I cannot imagine the Great King could send the Superintendent to deceive us. In case we deliver up our French Medals & Commissions we expect to receive as good in their place, and that we Should bear the Same Authority & be entitled to the Same presents, If you wish to Serve your Old Friends you may give New Medals & Commissions & presents, but the worthy cannot bear to be disgraced without a fault, Neither will the Generous Inflict a Punishment without a Crime.
There was one thing I would mention though’ it cannot concern myself, & that is the Behavior of the traders towards our Women, I was told of old by the Creeks & Cherokees, wherever the English went they caused disturbances for they lived under no Government and paid no respect either to Wisdom or Station. I hoped for better things, that those Old Talks had no truth in them. One thing I must report which has happened within my own knowledge, that often when the Traders sent for a Basket of Bread & the Generous Indian sent his own wife to Supply their wants instead of taking the Bread out of the Basket they put their hand upon the Breast of their Wives which was not to be admitted, for the first maxim in our Language is that Death is preferable to disgrace.
I am not of opinion that in giving Land to the English, we deprive ourselves of the use of it, on the Contrary, I think we shall share it with them, as for Example the House I now Speak in was built by the White people on our Land yet it is divided between the White & the Red people.
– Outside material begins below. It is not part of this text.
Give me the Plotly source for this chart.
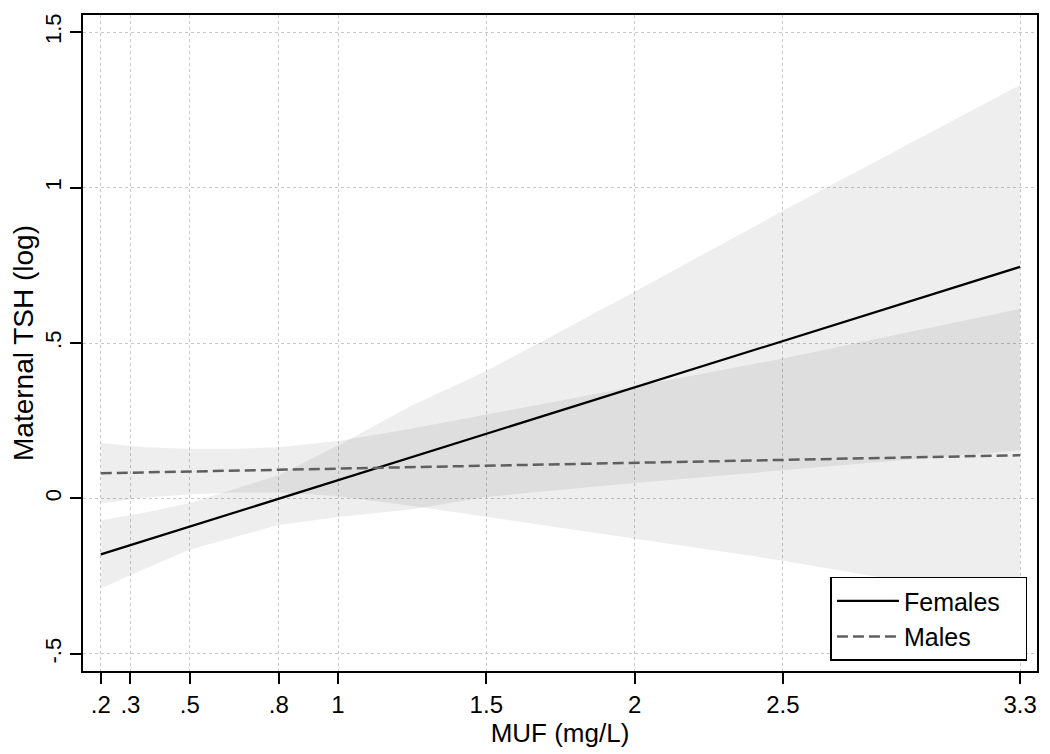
import plotly.graph_objects as go

# ------------------ data ------------------ #
muf_grid = [0.2, 0.35, 0.5, 0.65, 0.8, 1.0, 1.25, 1.5, 2.0, 2.5, 3.3]

fem_upper = [-0.07, -0.045, -0.015, 0.03, 0.075, 0.17, 0.30, 0.41, 0.665, 0.925, 1.33]
fem_lower = [-0.29, -0.225, -0.165, -0.125, -0.085, -0.06, -0.035, 0.005, 0.05, 0.09, 0.155]

male_upper = [0.178, 0.165, 0.16, 0.16, 0.165, 0.185, 0.225, 0.27, 0.36, 0.45, 0.61]
male_lower = [-0.016, 0.003, 0.013, 0.019, 0.019, 0.007, -0.024, -0.06, -0.13, -0.20, -0.33]

fit_x = [0.2, 3.3]
fem_fit = [-0.18, 0.745]
male_fit = [0.081, 0.139]

x_ticks = [0.2, 0.3, 0.5, 0.8, 1, 1.5, 2, 2.5, 3.3]
x_ticktext = [".2", ".3", ".5", ".8", "1", "1.5", "2", "2.5", "3.3"]
y_ticks = [-0.5, 0, 0.5, 1, 1.5]
y_ticktext = ["-.5", "0", ".5", "1", "1.5"]

band_fill = "rgba(0,0,0,0.065)"
font_family = "Liberation Sans, Arial, Helvetica, sans-serif"
pad = "\u00a0" * 3  # right padding inside the legend box

fig = go.Figure()

# confidence bands (overlap gets darker because fills are translucent)
for up, lo in [(fem_upper, fem_lower), (male_upper, male_lower)]:
    fig.add_trace(go.Scatter(x=muf_grid + muf_grid[::-1],
                             y=up + lo[::-1],
                             fill="toself", fillcolor=band_fill,
                             line=dict(width=0), mode="lines",
                             hoverinfo="skip", showlegend=False))

fig.add_trace(go.Scatter(x=fit_x, y=fem_fit, mode="lines", name="Females" + pad,
                         line=dict(color="black", width=2.2)))
fig.add_trace(go.Scatter(x=fit_x, y=male_fit, mode="lines", name="Males" + pad,
                         line=dict(color="#5f5f5f", width=2.5, dash="11px,5px")))

axis_common = dict(showline=True, linecolor="black", linewidth=2, mirror=True,
                   ticks="outside", ticklen=11, tickwidth=2, tickcolor="black",
                   showgrid=True, gridcolor="#c8c8c8", griddash="dot", gridwidth=1,
                   zeroline=False, automargin=False)

fig.update_xaxes(range=[0.140, 3.357], tickvals=x_ticks, ticktext=x_ticktext,
                 tickfont=dict(size=24, color="black"),
                 title=dict(text="MUF (mg/L)", font=dict(size=26, color="black"), standoff=0),
                 **axis_common)
fig.update_yaxes(range=[-0.555, 1.555], tickvals=y_ticks, ticktext=y_ticktext, tickangle=-90,
                 tickfont=dict(size=22, color="black"),
                 title=dict(text="Maternal TSH (log)", font=dict(size=28, color="black"), standoff=4),
                 **axis_common)

# the page body has an 8px margin, so the figure is shrunk by 8px and margins shifted
fig.update_layout(width=1042, height=746,
                  margin=go.layout.Margin(l=75, r=13, t=7, b=83),
                  plot_bgcolor="white", paper_bgcolor="white",
                  font=dict(family=font_family, size=24, color="black"),
                  legend=dict(x=0.990, y=0.0157, xanchor="right", yanchor="bottom",
                              bgcolor="white", bordercolor="black", borderwidth=1.5,
                              itemwidth=62, font=dict(size=25)))

fig.write_html("out.html")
Therefore we need not be uneasy that the English Settle upon our Lands as by that means they can more easily Supply our wants.
[Dunbar Rowland, ed. Mississppi Provincial Archives:, 1763-1766, English Dominion, Letters and Enclosures to the Secretary of State from Major Robert Farmar and Governor George Johnstone, Volume I (Nashville, TN: 1911), 240-241. Found here.]

British settlers may have been more familiar with a regimented class society with racial barriers. That would be true if they were English or one of the lesser "races" of Britain, as established by English prejudice and force; i.e., the Scots, Welsh, Irish, Cornish, etc. In fact, a lot of the settlers of the Southern Colonies were Scots-Irish, Presbyterian Protestants dispossessed by poverty and politics in Northern Ireland or Ulster. But take the Hartsfield name back another generation or two and it's "Hartsvelder," Pennsylvanian German. So maybe just forget all that anyway. Except that President Andrew Jackson who ordered all the Five Tribes out of the Southeastern U.S. was definitely Scots-Irish.

It just leaves me with so many questions.